Il presidente yemenita, Ali Abdallah Saleh, è “in buone condizioni” e ha subito solo “ferite leggere” dopo gli scontri nella capitale Sanaa che hanno coinvolto anche il palazzo presidenziale. Lo riferisce durante una conferenza stampa il ministro dell’Informazione yemenita, smentendo le notizie diffuse dalle tv locali secondo cui Saleh sarebbe rimasto ucciso in seguito ai colpi di artiglieria sparati sul palazzo. Tareq al Shami, portavoce del governo, ha precisato che sono almeno sette gli alti funzionari rimasti feriti: tra questi, il primo ministro, il presidente del parlamento, il vice premier e il governatore di Sanaa. Ferito anche l’imam della moschea del compound presidenziale. “I funzionari stavano pregando quando la moschea è stata bombardata – spiega Shami -, alcuni feriti si trovano in gravi condizioni”. Tre guardie sarebbero invece le vittime dell’attacco, secondo quanto riportato dall’agenzia di stampa del Paese.

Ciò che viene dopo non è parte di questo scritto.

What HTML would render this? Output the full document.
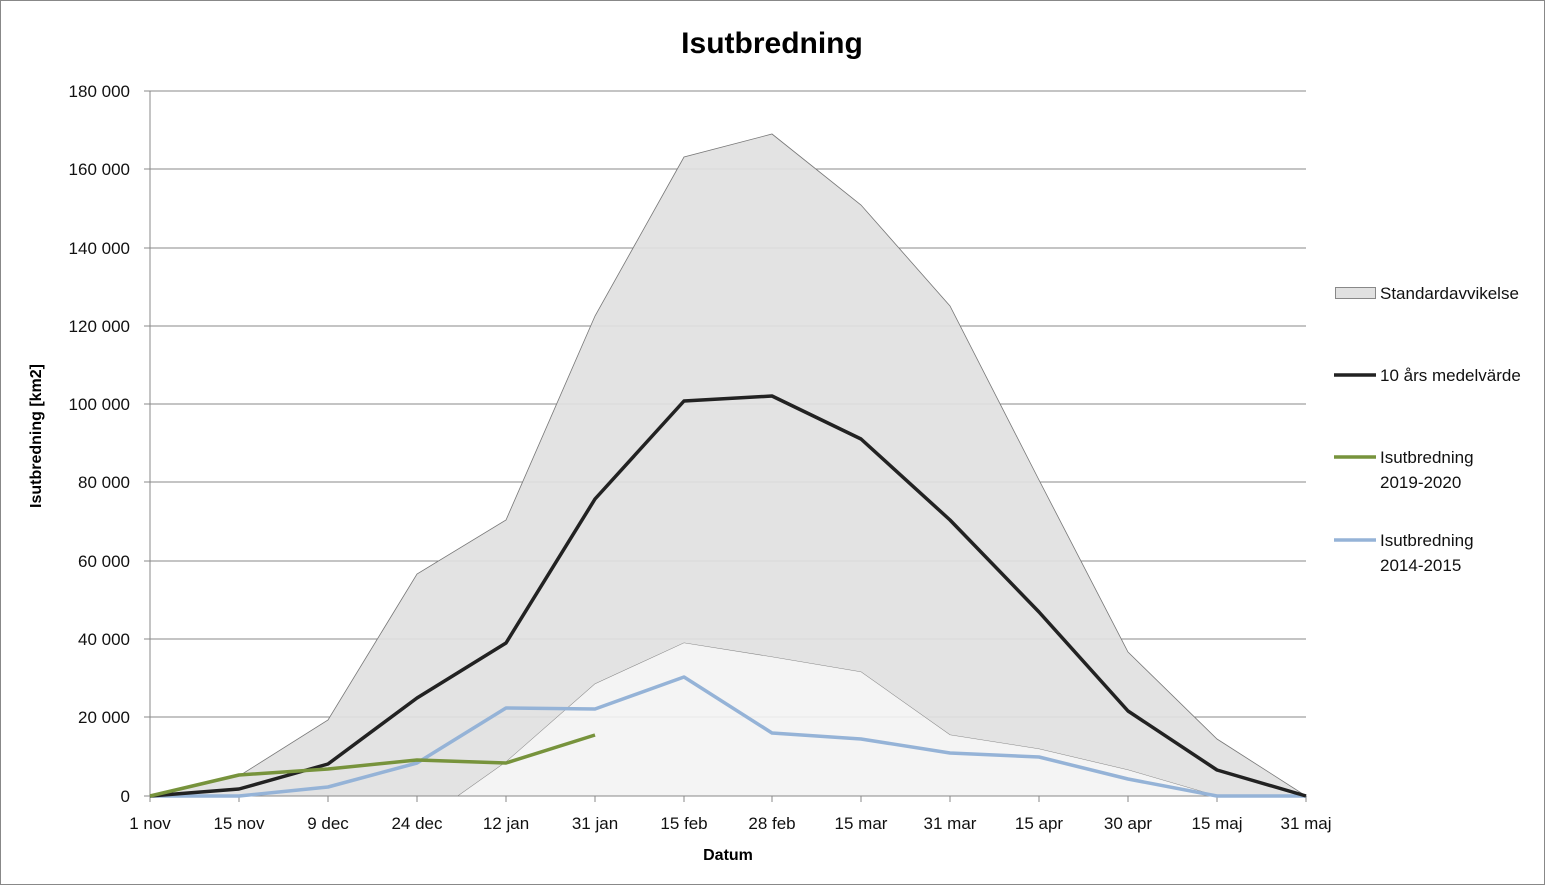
<!DOCTYPE html>
<html><head><meta charset="utf-8"><style>
body{margin:0;background:#fff}
svg{display:block;font-family:"Liberation Sans",sans-serif}
</style></head><body>
<svg width="1545" height="885" viewBox="0 0 1545 885">
<rect x="0.5" y="0.5" width="1544" height="884" fill="#fff" stroke="#888"/>
<text x="772" y="53" text-anchor="middle" font-size="30" font-weight="bold">Isutbredning</text>
<g stroke="#888" stroke-width="1">
<line x1="150" y1="91" x2="1306" y2="91"/><line x1="150" y1="169" x2="1306" y2="169"/>
<line x1="150" y1="248" x2="1306" y2="248"/><line x1="150" y1="326" x2="1306" y2="326"/>
<line x1="150" y1="404" x2="1306" y2="404"/><line x1="150" y1="482" x2="1306" y2="482"/>
<line x1="150" y1="561" x2="1306" y2="561"/><line x1="150" y1="639" x2="1306" y2="639"/>
<line x1="150" y1="717" x2="1306" y2="717"/>
</g>
<polygon fill="#e1e1e1" fill-opacity="0.92" stroke="#777" stroke-width="0.8" points="150,796 239,776 328,720 417,574 506,520 595,316 684,157 772,134 861,205 950,306 1039,480 1128,652 1217,739 1306,796 1217,796 1128,770 1039,749 950,735 861,672 772,657 684,643 595,684 506,762 458,796"/>
<polygon fill="#f3f3f3" fill-opacity="0.9" points="458,796 506,762 595,684 684,643 772,657 861,672 950,735 1039,749 1128,770 1217,796"/>
<g stroke="#888"><line x1="150" y1="91" x2="150" y2="802"/><line x1="144" y1="796" x2="1306" y2="796"/>
<line x1="144" y1="91" x2="150" y2="91"/><line x1="144" y1="169" x2="150" y2="169"/><line x1="144" y1="248" x2="150" y2="248"/><line x1="144" y1="326" x2="150" y2="326"/><line x1="144" y1="404" x2="150" y2="404"/><line x1="144" y1="482" x2="150" y2="482"/><line x1="144" y1="561" x2="150" y2="561"/><line x1="144" y1="639" x2="150" y2="639"/><line x1="144" y1="717" x2="150" y2="717"/>
<line x1="239" y1="796" x2="239" y2="802"/><line x1="328" y1="796" x2="328" y2="802"/><line x1="417" y1="796" x2="417" y2="802"/><line x1="506" y1="796" x2="506" y2="802"/><line x1="595" y1="796" x2="595" y2="802"/><line x1="684" y1="796" x2="684" y2="802"/><line x1="772" y1="796" x2="772" y2="802"/><line x1="861" y1="796" x2="861" y2="802"/><line x1="950" y1="796" x2="950" y2="802"/><line x1="1039" y1="796" x2="1039" y2="802"/><line x1="1128" y1="796" x2="1128" y2="802"/><line x1="1217" y1="796" x2="1217" y2="802"/><line x1="1306" y1="796" x2="1306" y2="802"/></g>
<g fill="none" stroke-width="3.5" stroke-linejoin="round">
<polyline stroke="#95b3d7" points="150,796 239,796 328,787 417,763 506,708 595,709 684,677 772,733 861,739 950,753 1039,757 1128,779 1217,796 1306,796"/>
<polyline stroke="#222" points="150,796 239,789 328,764 417,698 506,643 595,499 684,401 772,396 861,439 950,520 1039,612 1128,711 1217,770 1306,796"/>
<polyline stroke="#77933c" points="150,796 239,775 328,769 417,760 506,763 595,735"/>
</g>
<g font-size="17" text-anchor="end" fill="#111">
<text x="130" y="97">180 000</text><text x="130" y="175">160 000</text><text x="130" y="254">140 000</text><text x="130" y="332">120 000</text><text x="130" y="410">100 000</text><text x="130" y="488">80 000</text><text x="130" y="567">60 000</text><text x="130" y="645">40 000</text><text x="130" y="723">20 000</text><text x="130" y="802">0</text>
</g>
<g font-size="17" text-anchor="middle" fill="#111">
<text x="150" y="829">1 nov</text><text x="239" y="829">15 nov</text><text x="328" y="829">9 dec</text><text x="417" y="829">24 dec</text><text x="506" y="829">12 jan</text><text x="595" y="829">31 jan</text><text x="684" y="829">15 feb</text><text x="772" y="829">28 feb</text><text x="861" y="829">15 mar</text><text x="950" y="829">31 mar</text><text x="1039" y="829">15 apr</text><text x="1128" y="829">30 apr</text><text x="1217" y="829">15 maj</text><text x="1306" y="829">31 maj</text>
</g>
<text x="728" y="860" text-anchor="middle" font-size="16" font-weight="bold">Datum</text>
<text transform="translate(41,436) rotate(-90)" text-anchor="middle" font-size="16" font-weight="bold">Isutbredning [km2]</text>
<rect x="1335.5" y="287.5" width="40" height="11" fill="#e1e1e1" stroke="#888"/>
<line x1="1334" y1="375" x2="1376" y2="375" stroke="#222" stroke-width="3.5"/>
<line x1="1334" y1="457" x2="1376" y2="457" stroke="#77933c" stroke-width="3.5"/>
<line x1="1334" y1="540" x2="1376" y2="540" stroke="#95b3d7" stroke-width="3.5"/>
<g font-size="17" fill="#111">
<text x="1380" y="299">Standardavvikelse</text>
<text x="1380" y="381">10 års medelvärde</text>
<text x="1380" y="463">Isutbredning</text><text x="1380" y="488">2019-2020</text>
<text x="1380" y="546">Isutbredning</text><text x="1380" y="571">2014-2015</text>
</g>
</svg>
</body></html>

Le proteste in Yemen sono riprese stamattina e il bilancio è già di almeno 50 morti nella capitale e di 2 vittime e 22 feriti nella città di Taez. Nonostante il divieto del regime, i manifestanti hanno sfilato per le strade della capitale per chiedere le dimissioni di Saleh, da 33 anni al potere. Nel quartiere di Hasaba, intanto, nel nord di Sanaa, i miliziani della tribù Hashed – che si è unita alle proteste, guidata dallo sceicco Sadeq al Ahmar – si sono scontrati con le forze governative. Le violenze si sono stese fino all’area del palazzo presidenziale, colpito da diversi colpi d’artiglieria. Così sarebbe rimasto ferito, o forse ucciso come riferiscono i media locali, proprio Saleh, oggetto delle proteste.

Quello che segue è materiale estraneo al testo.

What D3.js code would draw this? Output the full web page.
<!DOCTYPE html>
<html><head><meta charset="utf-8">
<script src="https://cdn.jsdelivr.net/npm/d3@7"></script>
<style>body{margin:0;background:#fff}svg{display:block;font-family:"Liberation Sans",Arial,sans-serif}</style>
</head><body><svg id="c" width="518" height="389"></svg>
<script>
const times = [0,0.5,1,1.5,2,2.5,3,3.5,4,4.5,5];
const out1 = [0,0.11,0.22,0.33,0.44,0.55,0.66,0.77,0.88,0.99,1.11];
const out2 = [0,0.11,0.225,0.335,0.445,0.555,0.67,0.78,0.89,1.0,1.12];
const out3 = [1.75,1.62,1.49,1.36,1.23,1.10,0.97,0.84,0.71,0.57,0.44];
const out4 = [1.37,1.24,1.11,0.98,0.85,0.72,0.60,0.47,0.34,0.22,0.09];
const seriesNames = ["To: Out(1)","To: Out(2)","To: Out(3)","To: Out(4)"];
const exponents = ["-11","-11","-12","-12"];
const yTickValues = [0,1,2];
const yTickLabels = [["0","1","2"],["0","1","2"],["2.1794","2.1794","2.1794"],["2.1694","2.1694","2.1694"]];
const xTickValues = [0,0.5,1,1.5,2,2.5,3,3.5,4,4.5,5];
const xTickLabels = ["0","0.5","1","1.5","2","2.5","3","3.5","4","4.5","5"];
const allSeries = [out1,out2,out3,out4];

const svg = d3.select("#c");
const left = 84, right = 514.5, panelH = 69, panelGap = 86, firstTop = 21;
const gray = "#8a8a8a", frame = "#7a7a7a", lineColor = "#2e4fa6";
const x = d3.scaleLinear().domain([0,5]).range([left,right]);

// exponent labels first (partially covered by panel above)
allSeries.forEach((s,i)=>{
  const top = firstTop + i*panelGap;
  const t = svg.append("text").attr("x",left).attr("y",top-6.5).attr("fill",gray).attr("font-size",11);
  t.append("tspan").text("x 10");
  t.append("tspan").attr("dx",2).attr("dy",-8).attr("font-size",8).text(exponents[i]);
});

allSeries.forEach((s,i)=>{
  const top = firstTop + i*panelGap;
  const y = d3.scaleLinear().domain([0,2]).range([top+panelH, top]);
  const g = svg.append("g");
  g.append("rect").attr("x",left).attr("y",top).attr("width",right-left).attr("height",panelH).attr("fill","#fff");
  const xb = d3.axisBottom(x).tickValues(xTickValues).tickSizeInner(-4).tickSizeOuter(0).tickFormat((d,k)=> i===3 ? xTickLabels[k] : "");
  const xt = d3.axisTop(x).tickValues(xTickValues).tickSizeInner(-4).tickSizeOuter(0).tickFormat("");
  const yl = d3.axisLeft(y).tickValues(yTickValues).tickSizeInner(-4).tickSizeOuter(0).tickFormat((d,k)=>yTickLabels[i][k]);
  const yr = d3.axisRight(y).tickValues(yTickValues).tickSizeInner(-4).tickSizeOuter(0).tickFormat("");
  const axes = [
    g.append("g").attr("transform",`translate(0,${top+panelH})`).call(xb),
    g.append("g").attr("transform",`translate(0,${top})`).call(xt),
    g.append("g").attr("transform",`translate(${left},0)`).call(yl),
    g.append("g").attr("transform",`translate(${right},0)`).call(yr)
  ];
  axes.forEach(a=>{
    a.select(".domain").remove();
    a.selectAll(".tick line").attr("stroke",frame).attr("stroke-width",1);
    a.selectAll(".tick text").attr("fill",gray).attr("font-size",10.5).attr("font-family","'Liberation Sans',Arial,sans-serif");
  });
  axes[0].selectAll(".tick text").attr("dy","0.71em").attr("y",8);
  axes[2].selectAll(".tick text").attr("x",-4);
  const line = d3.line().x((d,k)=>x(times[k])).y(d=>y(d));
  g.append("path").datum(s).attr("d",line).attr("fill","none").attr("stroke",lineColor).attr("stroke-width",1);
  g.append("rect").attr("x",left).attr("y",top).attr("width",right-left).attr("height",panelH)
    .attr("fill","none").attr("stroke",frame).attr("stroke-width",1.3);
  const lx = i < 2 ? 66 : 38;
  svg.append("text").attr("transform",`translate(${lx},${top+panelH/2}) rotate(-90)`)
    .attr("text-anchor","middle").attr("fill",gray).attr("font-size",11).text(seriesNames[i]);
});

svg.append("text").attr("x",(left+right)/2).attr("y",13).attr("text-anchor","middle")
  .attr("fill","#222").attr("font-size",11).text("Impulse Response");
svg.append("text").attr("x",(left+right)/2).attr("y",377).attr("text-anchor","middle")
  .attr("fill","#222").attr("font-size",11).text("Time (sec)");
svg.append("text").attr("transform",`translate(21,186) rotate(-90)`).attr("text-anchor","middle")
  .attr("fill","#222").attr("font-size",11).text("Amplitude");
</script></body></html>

Lo stesso presidente, secondo il leader dell’opposizione yemenita e deputato, Abdul Rahman Bafadil, “sta insistendo nel trascinare il paese intero verso la guerra”. “La soluzione alla crisi è ancora lontana”, ha commentato in un’intervista all’emittente ‘al Jazeera‘. Anche gli Stati Uniti hanno espresso preoccupazion per l’intensificarsi delle violenze nel Paese. “Chiediamo urgentemente calma e moderazione a tutte le parti – ha dichiarato Tommy Vietor, uno dei portavoce della Casa Bianca – e siamo convinti che la disputa debba essere risolta attraverso negoziati”.